Doug Gwyn gwyn at smoke.brl.mil
Wed Nov 7 22:48:28 AEST 1990


In article <3933.27353319 at cc.helsinki.fi> jaakola at cc.helsinki.fi writes:
>Why do *I* have to do the copying for all my functions, while there's
>the compiler which a) is supposed to work for me and not vice versa
>             and   b) should know ANSI peculiarities better than I do?

Oh, for Christ's sake, nobody is forcing you to do anything.  If you
don't like prototypes just don't use them!

>Another ANSI-misfeature is the ability to make declarations such as:
>	int foo(int b, char *s)
>I like much more the old style
>	int foo(b,s)
>	int b;      /* the b means ... blahblahblah */
>	char *s;    /* the s means ... */

And what prevents you from using the old style if you like it better?

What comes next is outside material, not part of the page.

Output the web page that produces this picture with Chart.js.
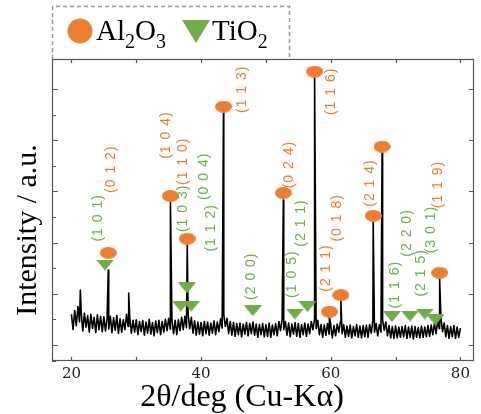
<!DOCTYPE html>
<html><head><meta charset="utf-8">
<script src="https://cdn.jsdelivr.net/npm/chart.js@4.4.1/dist/chart.umd.min.js"></script>
<style>html,body{margin:0;padding:0;background:#fff;}#wrap{width:481px;height:414px;}</style>
</head><body><div id="wrap"><canvas id="c" width="481" height="414"></canvas></div>
<script>
// ---- DATA ----
// baseline (noise) intensity, sampled every 0.25 deg from 20 to 80 deg
const scanStart = 20, scanStep = 0.25;
const intensity = [
 120,60,135,75,150,90,130,55,125,70,115,50,120,65,108,48,118,60,112,52,
 110,55,104,62,112,48,106,58,115,45,102,50,98,60,120,72,104,46,96,50,
 98,40,92,52,96,38,90,46,100,42,88,36,94,48,96,40,92,50,100,56,
 104,62,100,44,96,40,98,56,108,60,112,68,120,64,108,46,94,38,90,42,
 88,36,92,44,90,38,86,46,94,40,90,52,102,66,118,72,104,44,92,38,
 88,34,84,40,86,32,82,42,88,36,84,44,90,38,82,30,80,40,84,32,
 80,34,86,30,78,40,84,36,92,56,100,60,92,38,86,32,82,42,88,34,
 84,30,80,40,86,34,82,44,92,60,100,64,96,40,80,30,78,38,84,42,
 80,28,76,36,82,50,92,44,80,30,74,34,78,28,72,36,80,30,74,28,
 76,32,78,30,80,46,94,50,84,36,80,50,98,58,90,36,76,28,72,26,
 74,28,70,30,72,32,76,26,70,30,74,24,72,30,68,28,74,30,70,32,
 76,34,78,40,84,44,94,64,106,52,86,32,76,26,72,32,76,26,70,30,
 66
];
// sharp diffraction peaks: position (deg) and top intensity
const peakTheta     = [21.37, 25.68, 28.83, 35.27, 37.86, 43.45, 52.69, 57.51, 59.79, 61.57, 66.55, 67.92, 76.80];
const peakIntensity = [215,   293,   203,   559,   390,   906,   566,   1043,  110,   172,   480,   750,   258];
// Al2O3 markers (circles)
const al2o3Theta  = [25.68, 35.27, 37.86, 43.45, 52.69, 57.51, 59.79, 61.57, 66.55, 67.92, 76.80];
const al2o3Marker = [360,   582,   415,   931,   594,   1068,  130,   195,   505,   775,   282];
// TiO2 markers (down triangles)
const tio2Theta  = [25.18, 36.86, 37.82, 38.49, 47.97, 54.46, 56.40, 69.44, 72.23, 74.50, 76.14];
const tio2Marker = [312,   152,   223,   152,   134,   121,   150,   111,   113,   121,   98];
// Miller index labels
const al2o3Hkl      = ['(0 1 2)','(1 0 4)','(1 1 0)','(1 1 3)','(0 2 4)','(1 1 6)','(2 1 1)','(0 1 8)','(2 1 4)','(1 1 9)'];
const al2o3HklTheta = [26.05, 34.66, 37.21, 46.34, 53.61, 60.05, 59.29, 60.92, 66.14, 76.54];
const al2o3HklBase  = [594,   727,   625,   906,   612,   898,   208,   404,   540,   534];
const tio2Hkl      = ['(1 0 1)','(1 0 3)','(0 0 4)','(1 1 2)','(2 0 0)','(1 0 5)','(2 1 1)','(1 1 6)','(2 2 0)','(2 1 5)','(3 0 1)'];
const tio2HklTheta = [24.16, 37.21, 40.51, 41.52, 47.71, 54.11, 55.48, 69.95, 71.73, 74.01, 75.54];
const tio2HklBase  = [404,   441,   566,   365,   176,   184,   384,   143,   345,   189,   358];
const xTickLabels = ['20','40','60','80'];

// ---- BUILD ----
const ORANGE = '#ED7D31', GREEN = '#70AD47';
const trace = intensity.map((v,i)=>({x: scanStart + i*scanStep, y: v}));
peakTheta.forEach((t,i)=>trace.push({x:t, y:peakIntensity[i]}));
trace.sort((a,b)=>a.x-b.x);
const al2o3Pts = al2o3Theta.map((t,i)=>({x:t,y:al2o3Marker[i]}));
const tio2Pts = tio2Theta.map((t,i)=>({x:t,y:tio2Marker[i]}));

function ellipseImg(w,h,color){const c=document.createElement('canvas');c.width=w;c.height=h;const g=c.getContext('2d');g.fillStyle=color;g.beginPath();g.ellipse(w/2,h/2,w/2,h/2,0,0,Math.PI*2);g.fill();return c;}
function triImg(w,h,color){const c=document.createElement('canvas');c.width=w;c.height=h;const g=c.getContext('2d');g.fillStyle=color;g.beginPath();g.moveTo(0,0);g.lineTo(w,0);g.lineTo(w/2,h);g.closePath();g.fill();return c;}

const decor = {
  id:'decor',
  afterDatasetsDraw(chart){
    const ctx = chart.ctx, a = chart.chartArea, xs = chart.scales.x, ys = chart.scales.y;
    ctx.save();
    // frame
    ctx.strokeStyle = '#555'; ctx.lineWidth = 1.2;
    ctx.strokeRect(a.left+0.5, a.top+0.5, a.right-a.left-1, a.bottom-a.top-1);
    // inward ticks
    ctx.beginPath();
    xs.ticks.forEach(t=>{const p=Math.round(xs.getPixelForValue(t.value))+0.5;
      ctx.moveTo(p,a.bottom); ctx.lineTo(p,a.bottom-4); ctx.moveTo(p,a.top); ctx.lineTo(p,a.top+4);});
    ys.ticks.forEach(t=>{const p=Math.round(ys.getPixelForValue(t.value))+0.5; const major = t.value%200===0;
      ctx.moveTo(a.left,p); ctx.lineTo(a.left+(major?6:4),p);
      if(major){ctx.moveTo(a.right,p); ctx.lineTo(a.right-5,p);} });
    ctx.stroke();
    // hkl labels
    ctx.font = '14px "Liberation Sans"';
    if ('letterSpacing' in ctx) ctx.letterSpacing = '1px';
    ctx.textAlign = 'left'; ctx.textBaseline = 'middle';
    const lab = (txt,t,v,col)=>{ctx.save();ctx.translate(xs.getPixelForValue(t), ys.getPixelForValue(v));ctx.rotate(-Math.PI/2);ctx.fillStyle=col;ctx.fillText(txt,0,0);ctx.restore();};
    al2o3Hkl.forEach((s,i)=>lab(s,al2o3HklTheta[i],al2o3HklBase[i],ORANGE));
    tio2Hkl.forEach((s,i)=>lab(s,tio2HklTheta[i],tio2HklBase[i],GREEN));
    if ('letterSpacing' in ctx) ctx.letterSpacing = '0px';
    ctx.restore();
  },
  afterDraw(chart){
    const ctx = chart.ctx; ctx.save();
    // axis titles
    ctx.fillStyle = '#000';
    ctx.font = '32px "Liberation Serif"'; ctx.textAlign='center'; ctx.textBaseline='alphabetic';
    ctx.fillText('2θ/deg (Cu-Kα)', 242, 406);
    ctx.save(); ctx.translate(36,230); ctx.rotate(-Math.PI/2);
    ctx.font = '30px "Liberation Serif"'; ctx.fillText('Intensity / a.u.',0,0); ctx.restore();
    // legend box
    ctx.strokeStyle='#999'; ctx.lineWidth=1.5; ctx.setLineDash([4,3]);
    ctx.beginPath(); ctx.moveTo(52.5,59); ctx.lineTo(52.5,6.5); ctx.lineTo(289.5,6.5); ctx.lineTo(289.5,59); ctx.stroke();
    ctx.setLineDash([]);
    ctx.fillStyle=ORANGE; ctx.beginPath(); ctx.arc(80,31,12.5,0,Math.PI*2); ctx.fill();
    ctx.fillStyle=GREEN; ctx.beginPath(); ctx.moveTo(182,20); ctx.lineTo(210,20); ctx.lineTo(196,43); ctx.closePath(); ctx.fill();
    ctx.fillStyle='#000'; ctx.textAlign='left';
    const parts = (x, arr)=>{arr.forEach(([s,sub])=>{ctx.font = sub? '20px "Liberation Serif"':'29px "Liberation Serif"'; ctx.fillText(s,x,sub?48:40); x+=ctx.measureText(s).width;});};
    parts(96, [['Al',0],['2',1],['O',0],['3',1]]);
    parts(212, [['Ti',0],['O',0],['2',1]]);
    ctx.restore();
  }
};

new Chart(document.getElementById('c'), {
  type:'scatter',
  data:{datasets:[
    {label:'XRD', data:trace, showLine:true, borderColor:'#000', borderWidth:1.6, pointRadius:0, borderJoinStyle:'round', order:3},
    {label:'Al2O3', data:al2o3Pts, pointStyle:ellipseImg(17,12,ORANGE), pointRadius:6, order:1},
    {label:'TiO2', data:tio2Pts, pointStyle:triImg(18,11,GREEN), pointRadius:6, order:2}
  ]},
  options:{
    responsive:false, animation:false, devicePixelRatio:1,
    layout:{padding:{top:59,right:1,left:0,bottom:0}},
    plugins:{legend:{display:false}, tooltip:{enabled:false}},
    scales:{
      x:{type:'linear', min:17, max:82.1, afterFit(s){s.height=53;},
         grid:{display:false, drawTicks:false}, border:{display:false},
         ticks:{stepSize:10, includeBounds:false, autoSkip:false, maxRotation:0, padding:4,
           font:{family:'DejaVu Serif', size:15}, color:'#222',
           callback:v=>xTickLabels.includes(String(v))?String(v):''}},
      y:{type:'linear', min:-62.5, max:1117, afterFit(s){s.width=52;},
         grid:{display:false, drawTicks:false}, border:{display:false},
         ticks:{display:false, stepSize:100}}
    }
  },
  plugins:[decor]
});
</script></body></html>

By the way, some people like to use the new style definitions like this:
	int  foo(		/* returns ... */
		int   b;	/* the b means ... blahblahblah */
		char *s;	/* the s means ... */
		)

>This is better, because you can have function name and args on the same
>line, so that you can query all function names by grep-like tools

But you have no idea what the argument types are that way; the new style
is better in that respect.

All that your posting really said is that you're comfortable doing things
a particular way and do not wish to change.  Nobody is making you change.